# [MATERIAL]
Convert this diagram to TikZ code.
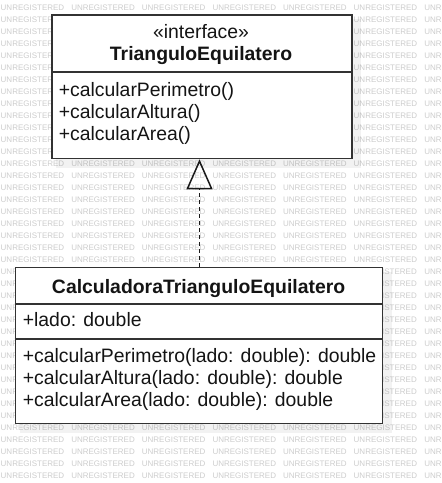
\documentclass[tikz,border=0pt]{standalone}
\usepackage{fontspec}
\setmainfont{Liberation Sans}
\usetikzlibrary{arrows.meta}
\definecolor{wm}{RGB}{205,205,205}
\definecolor{bord}{RGB}{50,50,50}
\begin{document}
\begin{tikzpicture}[x=1pt,y=-1pt,
  box/.style={draw=bord, line width=1.6pt, fill=white, inner sep=0pt, anchor=north west},
  divider/.style={draw=bord, line width=1.6pt},
  shadowbox/.style={fill=black, opacity=0.05},
  txt/.style={inner sep=0pt, anchor=base west, font=\fontsize{19.4}{21}\selectfont, text=black!92},
  ttl/.style={inner sep=0pt, anchor=base, font=\fontsize{19.4}{21}\selectfont\bfseries, text=black!92},
  stereo/.style={inner sep=0pt, anchor=base, font=\fontsize{19.4}{21}\selectfont, text=black!92},
  wmtext/.style={inner sep=0pt, anchor=west, font=\fontsize{8}{8}\selectfont, text=wm},
  realize/.style={dashed, dash pattern=on 4pt off 3pt, line width=1pt, draw=black!90,
    -{Triangle[open, length=30pt, width=26pt, line width=1.5pt]}}]
\useasboundingbox (0,0) rectangle (442,483);
\fill[white] (0,0) rectangle (442,483);
% watermark (only the visible parts)
\foreach \r in {0,13,14,15,16,17,18,19,20,21,35,36,37,38,39} {
  \foreach \c in {0,...,5}
    \node[wmtext] (w\r-\c) at (0.5+70.6*\c, 8+12*\r) {UNREGISTERED};
  \node[wmtext] (w\r-6) at (424.1, 8+12*\r) {UNR};
}
\foreach \r in {1,...,12} {
  \node[wmtext] (w\r-0) at (0.5, 8+12*\r) {UNREGISTER};
  \node[wmtext] (w\r-5) at (353.5, 8+12*\r) {UNREGISTERED};
  \node[wmtext] (w\r-6) at (424.1, 8+12*\r) {UNR};
}
\foreach \r in {22,...,34} {
  \node[wmtext] (w\r-0) at (0.5, 8+12*\r) {UNR};
  \node[wmtext, anchor=east] (w\r-5) at (417, 8+12*\r) {GISTERED};
  \node[wmtext] (w\r-6) at (424.1, 8+12*\r) {UNR};
}
% shadows
\fill[shadowbox] (56,19) rectangle (361,168);
\fill[shadowbox] (20,272) rectangle (392,433);
% interface box
\node[box, minimum width=300pt, minimum height=143.4pt] (iface) at (51,14.3) {};
\draw[divider] (51,71.7) coordinate (d1a) -- (351,71.7) coordinate (d1b);
\node[stereo] (st) at (201,38.3) {«interface»};
\node[ttl] (t1) at (201,60) {TrianguloEquilatero};
\node[txt] (m1) at (58.6,96) {+calcularPerimetro()};
\node[txt] (m2) at (58.6,118) {+calcularAltura()};
\node[txt] (m3) at (58.6,140) {+calcularArea()};
% class box
\node[box, minimum width=367pt, minimum height=156pt] (calc) at (14.7,266.7) {};
\draw[divider] (14.7,304) coordinate (d2a) -- (381.7,304) coordinate (d2b);
\draw[divider] (14.7,339) coordinate (d3a) -- (381.7,339) coordinate (d3b);
\node[ttl] (t2) at (198.6,293.3) {CalculadoraTrianguloEquilatero};
\node[txt] (a1) at (22.6,326.7) {+lado: double};
\node[txt] (c1) at (22.6,362) {+calcularPerimetro(lado: double): double};
\node[txt] (c2) at (22.6,384) {+calcularAltura(lado: double): double};
\node[txt] (c3) at (22.6,406) {+calcularArea(lado: double): double};
% realization
\coordinate (ax) at (199.5,0);
\draw[realize] (calc.north -| ax) -- (iface.south -| ax);
\end{tikzpicture}
\end{document}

# [OBJECTIVE]
Are you able to set down all the lines above exactly, without any pictures?

# [RESULT FOR THIS EXERCISE]
Convert this diagram to TikZ code.
\documentclass[tikz,border=0pt]{standalone}
\usepackage{fontspec}
\setmainfont{Liberation Sans}
\usetikzlibrary{arrows.meta}
\definecolor{wm}{RGB}{205,205,205}
\definecolor{bord}{RGB}{50,50,50}
\begin{document}
\begin{tikzpicture}[x=1pt,y=-1pt,
  box/.style={draw=bord, line width=1.6pt, fill=white, inner sep=0pt, anchor=north west},
  divider/.style={draw=bord, line width=1.6pt},
  shadowbox/.style={fill=black, opacity=0.05},
  txt/.style={inner sep=0pt, anchor=base west, font=\fontsize{19.4}{21}\selectfont, text=black!92},
  ttl/.style={inner sep=0pt, anchor=base, font=\fontsize{19.4}{21}\selectfont\bfseries, text=black!92},
  stereo/.style={inner sep=0pt, anchor=base, font=\fontsize{19.4}{21}\selectfont, text=black!92},
  wmtext/.style={inner sep=0pt, anchor=west, font=\fontsize{8}{8}\selectfont, text=wm},
  realize/.style={dashed, dash pattern=on 4pt off 3pt, line width=1pt, draw=black!90,
    -{Triangle[open, length=30pt, width=26pt, line width=1.5pt]}}]
\useasboundingbox (0,0) rectangle (442,483);
\fill[white] (0,0) rectangle (442,483);
% watermark (only the visible parts)
\foreach \r in {0,13,14,15,16,17,18,19,20,21,35,36,37,38,39} {
  \foreach \c in {0,...,5}
    \node[wmtext] (w\r-\c) at (0.5+70.6*\c, 8+12*\r) {UNREGISTERED};
  \node[wmtext] (w\r-6) at (424.1, 8+12*\r) {UNR};
}
\foreach \r in {1,...,12} {
  \node[wmtext] (w\r-0) at (0.5, 8+12*\r) {UNREGISTER};
  \node[wmtext] (w\r-5) at (353.5, 8+12*\r) {UNREGISTERED};
  \node[wmtext] (w\r-6) at (424.1, 8+12*\r) {UNR};
}
\foreach \r in {22,...,34} {
  \node[wmtext] (w\r-0) at (0.5, 8+12*\r) {UNR};
  \node[wmtext, anchor=east] (w\r-5) at (417, 8+12*\r) {GISTERED};
  \node[wmtext] (w\r-6) at (424.1, 8+12*\r) {UNR};
}
% shadows
\fill[shadowbox] (56,19) rectangle (361,168);
\fill[shadowbox] (20,272) rectangle (392,433);
% interface box
\node[box, minimum width=300pt, minimum height=143.4pt] (iface) at (51,14.3) {};
\draw[divider] (51,71.7) coordinate (d1a) -- (351,71.7) coordinate (d1b);
\node[stereo] (st) at (201,38.3) {«interface»};
\node[ttl] (t1) at (201,60) {TrianguloEquilatero};
\node[txt] (m1) at (58.6,96) {+calcularPerimetro()};
\node[txt] (m2) at (58.6,118) {+calcularAltura()};
\node[txt] (m3) at (58.6,140) {+calcularArea()};
% class box
\node[box, minimum width=367pt, minimum height=156pt] (calc) at (14.7,266.7) {};
\draw[divider] (14.7,304) coordinate (d2a) -- (381.7,304) coordinate (d2b);
\draw[divider] (14.7,339) coordinate (d3a) -- (381.7,339) coordinate (d3b);
\node[ttl] (t2) at (198.6,293.3) {CalculadoraTrianguloEquilatero};
\node[txt] (a1) at (22.6,326.7) {+lado: double};
\node[txt] (c1) at (22.6,362) {+calcularPerimetro(lado: double): double};
\node[txt] (c2) at (22.6,384) {+calcularAltura(lado: double): double};
\node[txt] (c3) at (22.6,406) {+calcularArea(lado: double): double};
% realization
\coordinate (ax) at (199.5,0);
\draw[realize] (calc.north -| ax) -- (iface.south -| ax);
\end{tikzpicture}
\end{document}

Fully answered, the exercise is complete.